La seconda interpretazione è invece possibilista, persino enfatica in alcune esternazioni di parte italiana: finalmente si è messa a fuoco la questione delle navi umanitarie nelle acque del Mediterraneo, si citano gli Stati di bandiera delle navi come attori da coinvolgere, si riconosce la necessità di regolamentare le attività di salvataggio, aprendo la strada all’imposizione del cosiddetto “codice di condotta”. Finalmente si parla di una responsabilità da condividere, anziché lasciare il fardello sulle spalle dei Paesi di approdo.
La terza interpretazione è politicista: pone l’accento sullo scontro Italia-Francia, rilanciato e non appianato dal vertice: il governo francese chiede che il governo italiano accolga tutte le navi in arrivo, comprese quelle delle vituperate Ong, come condizione per impegnarsi nei ricollocamenti, mentre quello italiano ha obiettivi opposti: meno navi nei propri porti e più ricollocamenti di chi malgrado tutto riesce a sbarcare.
Probabilmente c’è del vero in tutte e tre le versioni: nel vertice si ritrovano linee già note, magari spruzzate dai comunicatori con una retorica nuovista, insieme ad alcuni spunti che potrebbero essere forieri di passi sostanziali.

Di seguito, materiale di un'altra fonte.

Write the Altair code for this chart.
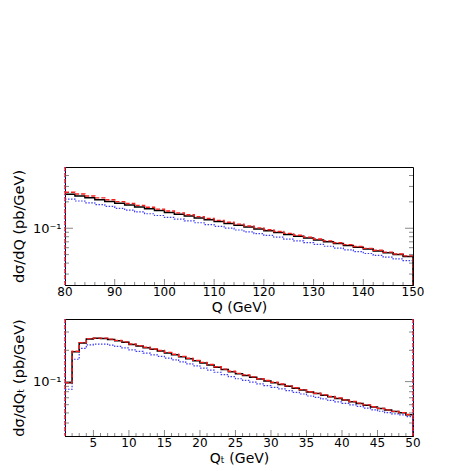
import altair as alt
import pandas as pd

# ---------------- data ----------------
q_lo, q_hi, q_bw = 80, 150, 2
q_black = [0.245, 0.2335, 0.2225, 0.2121, 0.2021, 0.1926, 0.1836, 0.1749, 0.1667, 0.1589,
           0.1514, 0.1443, 0.1375, 0.1311, 0.1249, 0.1190, 0.1134, 0.1081, 0.1030, 0.0982,
           0.0936, 0.0892, 0.0850, 0.0810, 0.0772, 0.0735, 0.0701, 0.0668, 0.0636, 0.0606,
           0.0578, 0.0551, 0.0525, 0.0500, 0.0477]
q_red = [0.258, 0.2455, 0.2335, 0.222, 0.2115, 0.2012, 0.1915, 0.1822, 0.1735, 0.1652,
         0.1572, 0.1497, 0.1427, 0.1358, 0.1293, 0.1230, 0.1171, 0.1115, 0.1062, 0.1011,
         0.0963, 0.0917, 0.0873, 0.0831, 0.0791, 0.0753, 0.0717, 0.0683, 0.0650, 0.0619,
         0.0589, 0.0561, 0.0534, 0.0508, 0.0484]
q_blue = [0.215, 0.2045, 0.195, 0.1858, 0.1772, 0.1688, 0.1611, 0.1536, 0.1464, 0.1397,
          0.1332, 0.1270, 0.1211, 0.1155, 0.1101, 0.1050, 0.1001, 0.0955, 0.0911, 0.0868,
          0.0828, 0.0790, 0.0753, 0.0718, 0.0685, 0.0653, 0.0623, 0.0594, 0.0566, 0.0540,
          0.0515, 0.0491, 0.0469, 0.0447, 0.0428]

qt_lo, qt_hi, qt_bw = 1, 50, 1
qt_black = [0.0977, 0.194, 0.2355, 0.257, 0.2606, 0.260, 0.254, 0.247, 0.2388, 0.228,
            0.2198, 0.2118, 0.2042, 0.1968, 0.1888, 0.1816, 0.1738, 0.166, 0.1585, 0.1514,
            0.1445, 0.1374, 0.1309, 0.1247, 0.1191, 0.1148, 0.1102, 0.1057, 0.1016, 0.0977,
            0.0940, 0.0902, 0.0865, 0.0832, 0.0794, 0.0767, 0.0741, 0.0714, 0.0690, 0.0664,
            0.0640, 0.0617, 0.0593, 0.0570, 0.0550, 0.0532, 0.0515, 0.0501, 0.0481]
qt_red = [0.0975, 0.196, 0.237, 0.259, 0.262, 0.262, 0.256, 0.249, 0.241, 0.230,
          0.222, 0.214, 0.206, 0.199, 0.191, 0.183, 0.175, 0.168, 0.160, 0.153,
          0.146, 0.139, 0.132, 0.126, 0.120, 0.116, 0.111, 0.1065, 0.1025, 0.0985,
          0.0948, 0.0910, 0.0872, 0.0838, 0.0800, 0.0773, 0.0746, 0.0719, 0.0695, 0.0668,
          0.0645, 0.0621, 0.0597, 0.0574, 0.0553, 0.0535, 0.0518, 0.0503, 0.0483]
qt_blue = [0.0845, 0.164, 0.209, 0.226, 0.229, 0.229, 0.224, 0.218, 0.211, 0.202,
           0.195, 0.188, 0.181, 0.175, 0.168, 0.162, 0.155, 0.148, 0.142, 0.135,
           0.129, 0.123, 0.117, 0.1115, 0.1065, 0.103, 0.0990, 0.0952, 0.0917, 0.0882,
           0.0850, 0.0818, 0.0787, 0.0760, 0.0727, 0.0705, 0.0683, 0.0660, 0.0640, 0.0617,
           0.0597, 0.0577, 0.0556, 0.0536, 0.0519, 0.0504, 0.0489, 0.0478, 0.0461]

q_ydom = [0.0225, 0.5]
qt_ydom = [0.03, 0.4]
q_xlabels = [80, 90, 100, 110, 120, 130, 140, 150]
qt_xlabels = [5, 10, 15, 20, 25, 30, 35, 40, 45, 50]
q_xmajor = [90, 100, 110, 120, 130, 140]
qt_xmajor = [5, 10, 15, 20, 25, 30, 35, 40, 45]
q_ymajor = [0.1]
q_yminor = [0.03, 0.04, 0.05, 0.06, 0.07, 0.08, 0.09, 0.2, 0.3, 0.4]
qt_yminor = [0.04, 0.05, 0.06, 0.07, 0.08, 0.09, 0.2, 0.3]

FONT = "DejaVu Sans"
W = 348


def steps(lo, bw, vals, name, ylow):
    rows = []
    for i, v in enumerate(vals):
        a = lo + i * bw
        rows.append({"x": a, "y": v, "s": name, "o": 2 * i})
        rows.append({"x": a + bw, "y": v, "s": name, "o": 2 * i + 1})
    rows.append({"x": lo + len(vals) * bw, "y": ylow, "s": name, "o": 2 * len(vals)})
    return rows


def panel(lo, hi, bw, black, red, blue, ydom, xlabels, xmajor, ymajor, yminor,
          xtitle, ytitle, H, edge_full_right):
    ylow = ydom[0] * 0.5
    rows = steps(lo, bw, black, "black", ylow) + steps(lo, bw, red, "red", ylow) + \
        steps(lo, bw, blue, "blue", ylow)
    df = pd.DataFrame(rows)
    xsc = alt.Scale(domain=[lo, hi], nice=False, zero=False)
    ysc = alt.Scale(type="log", domain=ydom, nice=False)
    xenc = alt.X("x:Q", scale=xsc, axis=alt.Axis(
        values=xlabels, ticks=False, grid=False, labels=False,
        title=xtitle, titleFont=FONT, titleFontSize=14, titleFontWeight="normal",
        titleColor="black", titlePadding=15, domainColor="black"))
    yenc = alt.Y("y:Q", scale=ysc, axis=alt.Axis(
        values=[0.1], labelExpr="'10⁻¹'", ticks=False, grid=False, labelFontSize=13,
        labelFont=FONT, labelColor="black", labelPadding=4,
        title=ytitle, titleFont=FONT, titleFontSize=14.5, titleFontWeight="normal",
        titleColor="black", titlePadding=6, domainColor="black"))

    def line(name, color, dash, sw):
        kw = dict(color=color, strokeWidth=sw, clip=True, interpolate="linear")
        if dash:
            kw["strokeDash"] = dash
        return alt.Chart(df).transform_filter(alt.datum.s == name).mark_line(**kw).encode(
            x=xenc, y=yenc, order="o:Q")

    l_blue = line("blue", "#3a3aff", [1.5, 1.5], 1.2)
    l_black = line("black", "black", None, 1.5)
    l_red = line("red", "#ff1a1a", [4, 2], 1.4)

    edges = [{"x": lo, "s": "blue"}, {"x": lo, "s": "red"}]
    if edge_full_right:
        edges += [{"x": hi, "s": "blue"}, {"x": hi, "s": "red"}]
    edf = pd.DataFrame(edges)
    e_blue = alt.Chart(edf).transform_filter(alt.datum.s == "blue").mark_rule(
        color="#3a3aff", strokeDash=[1.5, 1.5], strokeWidth=1.2).encode(
        x=alt.X("x:Q", scale=xsc), y=alt.value(0), y2=alt.value(H))
    e_red = alt.Chart(edf).transform_filter(alt.datum.s == "red").mark_rule(
        color="#ff1a1a", strokeDash=[4, 2], strokeWidth=1.2).encode(
        x=alt.X("x:Q", scale=xsc), y=alt.value(0), y2=alt.value(H))

    ymaj = pd.DataFrame({"y": ymajor})
    ymin = pd.DataFrame({"y": yminor})
    ticks = []
    for d, size in ((ymaj, 8), (ymin, 4)):
        for xpos in (size / 2, W - size / 2):
            ticks.append(alt.Chart(d).mark_tick(color="#555", size=size, thickness=1,
                                                orient="horizontal").encode(
                y=alt.Y("y:Q", scale=ysc), x=alt.value(xpos)))
    xmaj = pd.DataFrame({"x": xmajor})
    minors = [lo + i * bw for i in range(1, int((hi - lo) / bw)) if (lo + i * bw) not in xmajor]
    xmin = pd.DataFrame({"x": minors})
    for d, size in ((xmaj, 6), (xmin, 3)):
        ticks.append(alt.Chart(d).mark_tick(color="#555", size=size, thickness=1,
                                            orient="vertical").encode(
            x=alt.X("x:Q", scale=xsc), y=alt.value(H - size / 2)))

    labels = alt.Chart(pd.DataFrame({"x": xlabels})).mark_text(
        baseline="top", align="center", font=FONT, fontSize=12, color="black",
        clip=False).encode(
        x=alt.X("x:Q", scale=xsc), y=alt.value(H + 2), text=alt.Text("x:Q", format="d"))

    return alt.layer(l_blue, l_black, l_red, e_blue, e_red, *ticks, labels).properties(
        width=W, height=H)


top = panel(q_lo, q_hi, q_bw, q_black, q_red, q_blue, q_ydom, q_xlabels, q_xmajor,
            q_ymajor, q_yminor, "Q (GeV)", "dσ/dQ (pb/GeV)", 118, False)
bot = panel(qt_lo, qt_hi, qt_bw, qt_black, qt_red, qt_blue, qt_ydom, qt_xlabels, qt_xmajor,
            q_ymajor, qt_yminor, "Qₜ (GeV)", "dσ/dQₜ (pb/GeV)", 117, True)

chart = alt.vconcat(top, bot, spacing=2).properties(
    padding={"top": 157, "left": 2, "right": 5, "bottom": 2}
).configure_view(stroke="black", strokeWidth=1)

chart.save("out.html", embed_options={"renderer": "svg", "actions": False})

E la tensione con la Francia è di nuovo alta. Il problema è che in tutti e tre i casi i governi della Ue vanno nella direzione sbagliata.Pressati dal populismo anti-immi-grati, ne adottano largamente la visione e le soluzioni, pur mantenendo un linguaggio formalmente ineccepibile. La loro preoccupazione fondamentale è fermare l’arrivo dei profughi, non proteggerli. E quando non possono fare a meno di accoglierli, scoppia la diatriba su chi debba farsene carico.

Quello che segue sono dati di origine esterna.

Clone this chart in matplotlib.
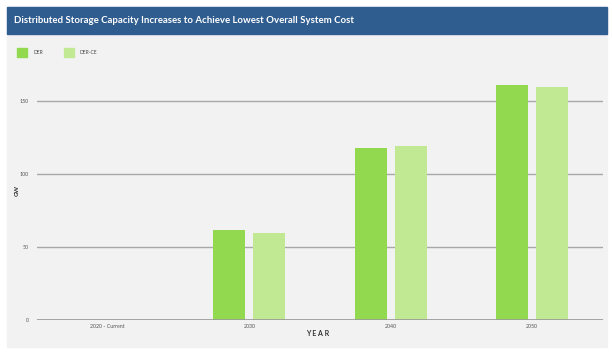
import matplotlib.pyplot as plt
import matplotlib.patches as mpatches
import numpy as np

plt.rcParams['font.family'] = ['Lato', 'DejaVu Sans']

years = ['2020 - Current', '2030', '2040', '2050']
der = [0, 61.5, 118, 161]
der_ce = [0, 59.5, 119, 160]
series_names = ['DER', 'DER-CE']
colors = ['#93d94f', '#c1e892']

W, H = 612, 360
fig = plt.figure(figsize=(W / 100, H / 100), dpi=100)
fig.patch.set_facecolor('white')

# grey panel and blue title bar
fig.patches.append(mpatches.Rectangle((7 / W, 1 - 347 / H), 600 / W, 340 / H,
                                      transform=fig.transFigure, color='#f2f2f2', zorder=-5))
fig.patches.append(mpatches.Rectangle((7 / W, 1 - 34 / H), 600 / W, 27 / H,
                                      transform=fig.transFigure, color='#2f5d8f', zorder=-4))
fig.text(14 / W, 1 - 20.5 / H, 'Distributed Storage Capacity Increases to Achieve Lowest Overall System Cost',
         color='white', fontsize=6.9, fontweight='bold', va='center', ha='left')

# legend
for i, name in enumerate(series_names):
    x0 = 17 + i * 47
    fig.patches.append(mpatches.Rectangle((x0 / W, 1 - 57 / H), 10 / W, 9 / H,
                                          transform=fig.transFigure, color=colors[i], zorder=-3))
    fig.text((x0 + 16) / W, 1 - 52.5 / H, name, fontsize=3.5, color='#444444', va='center')

ax = fig.add_axes([37 / W, 40 / H, 566 / W, 248 / H])
ax.set_facecolor('none')
ax.set_zorder(2)
x = np.arange(len(years))
bw = 0.225
ax.bar(x - 0.141, der, bw, color=colors[0], zorder=3)
ax.bar(x + 0.141, der_ce, bw, color=colors[1], zorder=3)

ax.set_xlim(-0.5, 3.5)
ax.set_ylim(0, 170)
ax.set_yticks([0, 50, 100, 150])
ax.set_xticks(x)
ax.set_xticklabels(years)
ax.grid(axis='y', color='#a8a8a8', linewidth=1, zorder=1)
ax.axhline(0, color='#999999', linewidth=1.2, zorder=4)
for s in ax.spines.values():
    s.set_visible(False)
ax.tick_params(length=0, labelsize=3.8, labelcolor='#555555')
ax.tick_params(axis='y', pad=6)
ax.tick_params(axis='x', pad=3)

fig.text(318 / W, 1 - 334 / H, 'Y E A R', fontsize=5, fontweight='bold', color='#333333',
         ha='center', va='center')
fig.text(17 / W, 1 - 190 / H, 'GW', fontsize=4.5, fontweight='bold', color='#333333',
         rotation=90, ha='center', va='center')

fig.savefig('out.png', dpi=100, facecolor='white')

Notando per esempio che dalla rotta balcanica ne stanno arrivando nella Ue più che dalla rotta marittima del Mediterraneo centrale (130mila contro 90mila circa). Altri profughi ancora giungono con mezzi diversi, compresi i voli aerei dal Venezuela, tanto che i nostri principali partner europei ne accolgono più di noi, come più volte ricordato su queste colonne.

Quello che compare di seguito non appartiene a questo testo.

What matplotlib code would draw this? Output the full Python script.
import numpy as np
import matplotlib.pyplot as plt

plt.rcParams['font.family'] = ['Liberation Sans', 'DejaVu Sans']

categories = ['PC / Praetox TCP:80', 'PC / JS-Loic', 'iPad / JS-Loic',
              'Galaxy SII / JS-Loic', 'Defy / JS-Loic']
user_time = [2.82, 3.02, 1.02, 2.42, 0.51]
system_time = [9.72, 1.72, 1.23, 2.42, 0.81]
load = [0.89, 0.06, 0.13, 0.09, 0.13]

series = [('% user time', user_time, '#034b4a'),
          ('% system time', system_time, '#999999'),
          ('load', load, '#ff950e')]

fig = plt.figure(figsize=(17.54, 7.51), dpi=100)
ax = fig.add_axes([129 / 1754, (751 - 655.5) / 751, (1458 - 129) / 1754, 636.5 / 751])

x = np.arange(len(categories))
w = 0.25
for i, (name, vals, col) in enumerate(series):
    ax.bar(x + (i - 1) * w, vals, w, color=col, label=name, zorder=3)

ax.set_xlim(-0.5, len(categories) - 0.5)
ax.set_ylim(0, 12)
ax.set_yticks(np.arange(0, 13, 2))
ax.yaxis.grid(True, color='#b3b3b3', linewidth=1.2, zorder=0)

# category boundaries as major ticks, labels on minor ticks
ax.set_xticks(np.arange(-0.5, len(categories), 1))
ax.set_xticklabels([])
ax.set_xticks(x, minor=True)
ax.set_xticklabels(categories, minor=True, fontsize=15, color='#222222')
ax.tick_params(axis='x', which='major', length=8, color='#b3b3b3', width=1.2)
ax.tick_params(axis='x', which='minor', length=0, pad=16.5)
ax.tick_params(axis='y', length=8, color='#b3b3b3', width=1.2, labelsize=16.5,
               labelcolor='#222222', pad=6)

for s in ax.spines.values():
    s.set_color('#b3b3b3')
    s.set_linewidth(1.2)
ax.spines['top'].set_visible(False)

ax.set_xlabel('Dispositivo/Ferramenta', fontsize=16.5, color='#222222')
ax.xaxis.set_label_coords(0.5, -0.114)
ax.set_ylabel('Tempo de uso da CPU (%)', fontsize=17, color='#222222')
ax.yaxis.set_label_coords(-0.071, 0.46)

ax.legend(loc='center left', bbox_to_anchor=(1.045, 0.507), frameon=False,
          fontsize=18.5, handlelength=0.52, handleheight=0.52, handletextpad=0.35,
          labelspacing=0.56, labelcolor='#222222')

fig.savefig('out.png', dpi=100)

La voglia di muri è tale da spingere noi europei a ingaggiare ancora di più nel lavoro sporco del blocco delle persone governi autoritari, polizie violente, milizie senza controllo. Persino gli aiuti umanitari vengono piegati al progetto di controllo delle frontiere contro la mobilità di chi proviene dal Sud del mondo. Sbagliata e irrealistica anche l’idea dei ricollocamenti, volontari od obbligatori che siano: le persone accolte dovrebbero poter decidere dove ricostruire la propria vita, non essere sballottate attraverso il continente contro la loro volontà. Come se si trattasse di rifiuti tossici da rifilare a qualche vicino perché li smaltisca. Tra l’altro gli ingenti movimenti secondari dei rifugiati che approdano in Italia o in Grecia, e poi cercano in tutti i modi di raggiungere altri Paesi (30mila i movimenti secondari registrati in Francia), mostrano che le persone, per quanto sprovviste di risorse, non si piegano docilmente alle imposizioni dei governi. Un’altra Europa è possibile. Il paradosso è che l’abbiamo già vista all’opera nell’accoglienza dei profughi ucraini. Ma stentiamo a rendercene conto e a prenderla ad esempio. Sogniamo un vertice Ue che dica: anche per altri profughi applichiamo il medesimo modello.